Reagan is the face of modern "conservatism," the model Republicans are urged to emulate. According to Scallon, however, the victorious Reagan movement was "a synthesis between New Deal liberalism and nationalistic Cold War conservatism. Reagan never repudiated his four votes for Franklin Roosevelt and soon began gathering elements of the traditional New Deal coalition into his fold -- neo-conservatives; socially conservative Democrats of the Midwest, urban Catholic Northeast, and the Protestant South; and idealistic Kennedy Democrats who could not stomach the notion that a country that put a man on the moon should turn down the thermostat."

Note the sting in Scallon's analysis. The Reagan coalition "agreed on a nationalism that regarded an America with any kind of limits as a place that could never be American in any meaningful sense." Reagan himself "transform[ed] conservatism from a traditional doctrine of prudence, caution, and sustainability -- a tough sell politically -- into a highly marketable brand of American exceptionalism." The icon of so-called conservatism actually pandered to a "you can have it all" mentality inimical to real conservatism. As a result, under Reagan, "government grew, in part through a neat trick called supply-side economics in which the New Deal, the New Frontier and even the Great Society could be offered at low cost to taxpayers through massive levels of borrowing."

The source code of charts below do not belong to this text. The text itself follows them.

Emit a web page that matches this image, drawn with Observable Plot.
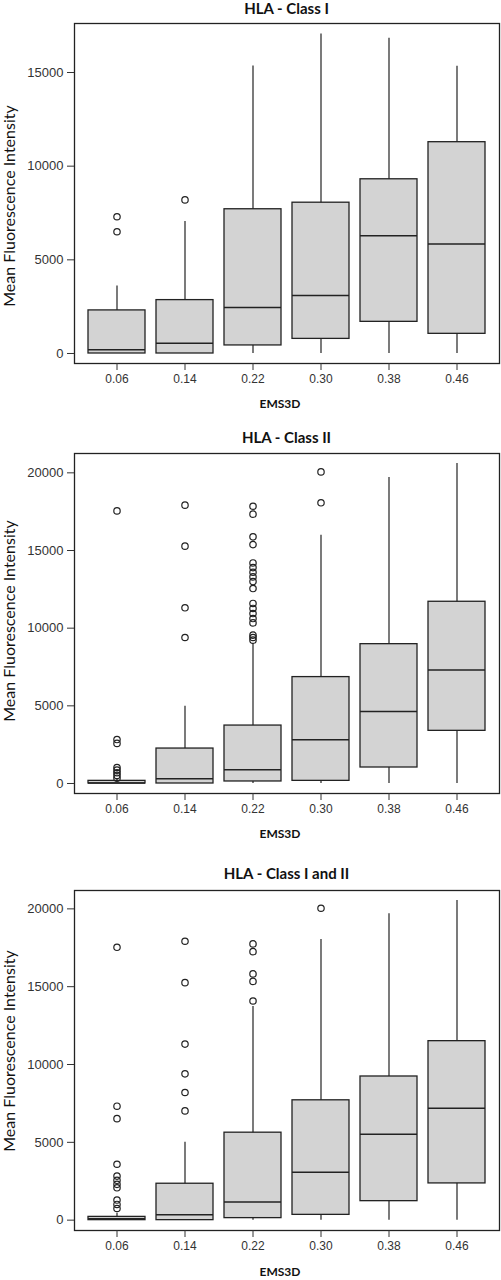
<!DOCTYPE html>
<html>
<head>
<meta charset="utf-8">
<script src="https://cdn.jsdelivr.net/npm/d3@7"></script>
<script src="https://cdn.jsdelivr.net/npm/@observablehq/plot@0.6"></script>
<style>
  body { margin: 0; background: #fff; }
  #wrap { position: relative; width: 501px; height: 1280px; overflow: hidden; background: #fff; }
  .panel { position: absolute; left: 0; width: 501px; }
  .title { position: absolute; left: 74px; width: 425px; text-align: center; font: bold 15px Lato, sans-serif; line-height: 18px; color: #111; white-space: nowrap; }
  .xlab { position: absolute; left: 180px; width: 200px; text-align: center; font: bold 12px Lato, sans-serif; line-height: 14px; color: #111; }
  .ylab { position: absolute; width: 300px; height: 20px; text-align: center; font: 16px Lato, sans-serif; line-height: 20px; color: #111; transform: rotate(-90deg); white-space: nowrap; }
</style>
</head>
<body>
<div id="wrap"></div>
<script>
// ---- data ----
const categories = ["0.06", "0.14", "0.22", "0.30", "0.38", "0.46"];

// HLA - Class I
const c1Low    = [0, 0, 0, 0, 0, 0];
const c1Q1     = [0, 0, 430, 780, 1690, 1050];
const c1Median = [200, 550, 2450, 3100, 6280, 5840];
const c1Q3     = [2300, 2850, 7700, 8050, 9300, 11280];
const c1High   = [3600, 7050, 15350, 17050, 16830, 15340];
const c1Outliers = [[7300, 6500], [8200], [], [], [], []];

// HLA - Class II
const c2Low    = [0, 0, 0, 0, 0, 0];
const c2Q1     = [0, 0, 130, 170, 1030, 3390];
const c2Median = [40, 300, 880, 2810, 4640, 7300];
const c2Q3     = [170, 2250, 3730, 6850, 8970, 11700];
const c2High   = [300, 4980, 9000, 15990, 19700, 20600];
const c2Outliers = [
  [17550, 2830, 2580, 1030, 860, 690, 520, 340],
  [17920, 15280, 11310, 9400],
  [17850, 17340, 15880, 15380, 14200, 13900, 13600, 13300, 13000, 12550, 11590, 11270, 10940, 10620, 10340, 9550, 9400, 9230],
  [20060, 18070],
  [],
  []
];

// HLA - Class I and II
const c3Low    = [0, 0, 0, 0, 0, 0];
const c3Q1     = [0, 0, 130, 340, 1220, 2360];
const c3Median = [90, 340, 1160, 3070, 5520, 7190];
const c3Q3     = [210, 2340, 5620, 7700, 9230, 11500];
const c3High   = [450, 5000, 13730, 18030, 19680, 20540];
const c3Outliers = [
  [17530, 7320, 6520, 3590, 2830, 2560, 2300, 2080, 1290, 1010, 750],
  [17920, 15260, 11310, 9400, 8200, 7020],
  [17750, 17250, 15820, 15340, 14080],
  [20040],
  [],
  []
];

const ticks1 = [0, 5000, 10000, 15000];
const ticks2 = [0, 5000, 10000, 15000, 20000];

const titles = ["HLA - Class I", "HLA - Class II", "HLA - Class I and II"];
const yLabel = "Mean Fluorescence Intensity";
const xLabel = "EMS3D";

// ---- drawing ----
function panel(low, q1, med, q3, high, outs, yDomain, yTicks) {
  const stats = categories.map((c, i) => ({c, lo: low[i], q1: q1[i], med: med[i], q3: q3[i], hi: high[i]}));
  const pts = categories.flatMap((c, i) => outs[i].map(v => ({c, v})));
  return Plot.plot({
    width: 501,
    height: 413,
    marginTop: 23,
    marginBottom: 50,
    marginLeft: 74,
    marginRight: 2,
    style: {fontFamily: "'Liberation Sans', Arial, sans-serif", fontSize: "13px", color: "#333", background: "#fff", overflow: "visible"},
    x: {type: "band", domain: categories, paddingInner: 0.155, paddingOuter: 0.158, label: null},
    y: {domain: yDomain, label: null},
    marks: [
      Plot.ruleX(stats, {x: "c", y1: "lo", y2: "hi", stroke: "#222", strokeWidth: 1.2}),
      Plot.barY(stats, {x: "c", y1: "q1", y2: "q3", fill: "#d3d3d3", stroke: "#222", strokeWidth: 1.3}),
      Plot.tickY(stats, {x: "c", y: "med", stroke: "#222", strokeWidth: 1.5}),
      Plot.dot(pts, {x: "c", y: "v", r: 3.2, stroke: "#222", strokeWidth: 1.2, fill: "none"}),
      Plot.frame({stroke: "#222", strokeWidth: 1.3}),
      Plot.axisY({ticks: yTicks, tickSize: 7, tickPadding: 4, tickFormat: d => String(d), fontSize: 13, label: null}),
      Plot.axisX({tickSize: 7, tickPadding: 4, fontSize: 12, label: null})
    ]
  });
}

const wrap = document.getElementById("wrap");
const panelTops = [0, 430, 867];
const titleTops = [-1, 428, 863.5];
const xlabTops = [396.5, 826.5, 1265];
const ylabCenters = [205.5, 620.5, 1050.5];

const charts = [
  panel(c1Low, c1Q1, c1Median, c1Q3, c1High, c1Outliers, [-534, 17616], ticks1),
  panel(c2Low, c2Q1, c2Median, c2Q3, c2High, c2Outliers, [-644, 21245], ticks2),
  panel(c3Low, c3Q1, c3Median, c3Q3, c3High, c3Outliers, [-665, 21180], ticks2)
];

charts.forEach((svg, i) => {
  const div = document.createElement("div");
  div.className = "panel";
  div.style.top = panelTops[i] + "px";
  div.appendChild(svg);
  wrap.appendChild(div);

  const t = document.createElement("div");
  t.className = "title";
  t.style.top = titleTops[i] + "px";
  t.textContent = titles[i];
  wrap.appendChild(t);

  const xl = document.createElement("div");
  xl.className = "xlab";
  xl.style.top = xlabTops[i] + "px";
  xl.textContent = xLabel;
  wrap.appendChild(xl);

  const yl = document.createElement("div");
  yl.className = "ylab";
  yl.style.left = (9 - 150) + "px";
  yl.style.top = (ylabCenters[i] - 10) + "px";
  yl.textContent = yLabel;
  wrap.appendChild(yl);
});
</script>
</body>
</html>
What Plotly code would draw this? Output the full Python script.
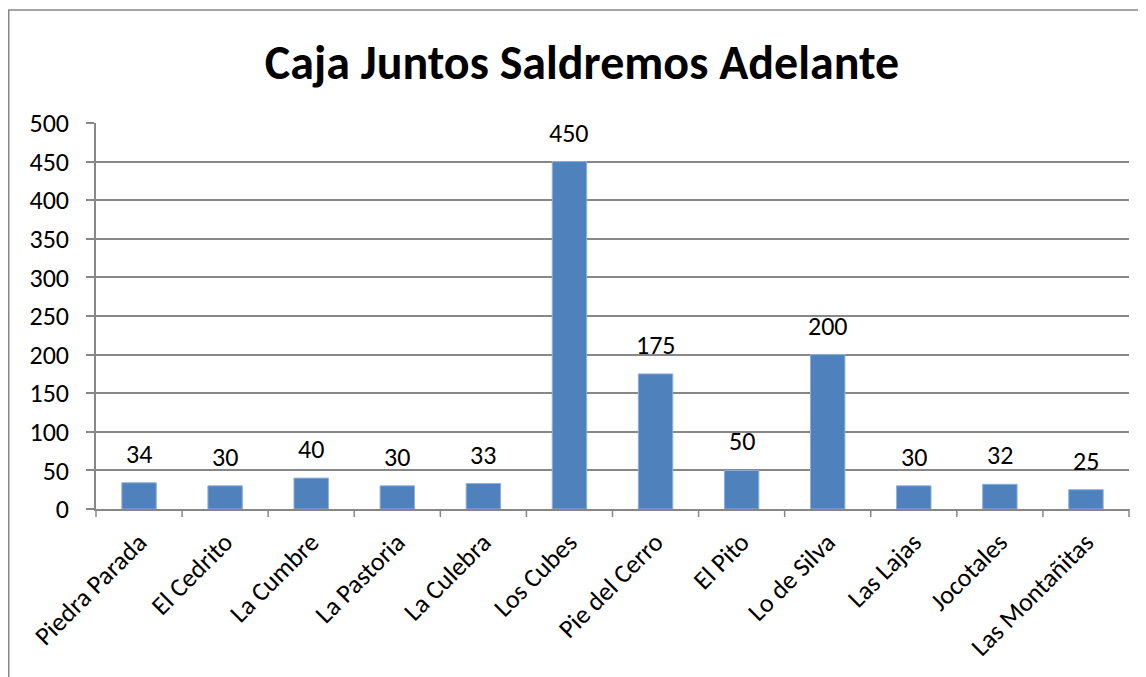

In effect, Scallon has committed heresy (from a Republican perspective) by calling Reagan (in effect) a heretic.The quality he denounces in Reaganism, however, is the "optimism" that Reagan's acolytes and imitators insist is essential to the success of both the Republican party and the conservative movement. It is the predictable attitude of the grasping entrepreneurs who patronized Reagan and his predecessor Barry Goldwater. Their ambition and greed didn't sit well with traditional conservative notions, nor with the Founders' classical tradition of hostility toward luxury and great disparities of wealth. Yet the Goldwaterites and Reaganites took over the "conservative" label because free enterprise -- entrepreneurial ambition -- was what America had to conserve against the menace of Communism. To question the values of entrepreneurs was to hate freedom; it was presumed to be un-conservative. Only now, it seems, are some conservatives waking from their stupor -- and even Scallon is careful to praise Goldwater while denouncing Reagan, as if the two men didn't come from the same source.

It's unclear what The American Conservative can do about the situation, but without endorsing their own agenda, which is often too traditionalist, religious and selfish for my taste, I'd advise them to find some way to label the post-Reagan Republicans and apparent pseudo-conservatives that would define them as not conservative. My suggestion is at the top of this post: Call the Reaganites, or the Republicans as a whole if necessary, the "Confidence Party." Confidence is a synonym for the optimism that defines Reaganism, but it also has older, almost hidden meanings. The 19th century "confidence game" is the source for the modern abbreviation, "con game." Conservatives like Scallon may have already drawn the conclusion that Reagan's optimism was a kind of confidence game played on the entire nation. They should say so more forcefully, drawing sharper distinctions between conservatives and confidence men while shaking themselves loose of the shackles of Reagan's entrepreneurial ideology. By defining themselves in definite opposition to the Reaganite con men, they might find themselves in a position to cooperate more with people from the left who have thrown aside their own crippling ideologies. "Left" and "Right" have been frozen in place since the Cold War, but writers like Scallon make me think that the thaw may have begun.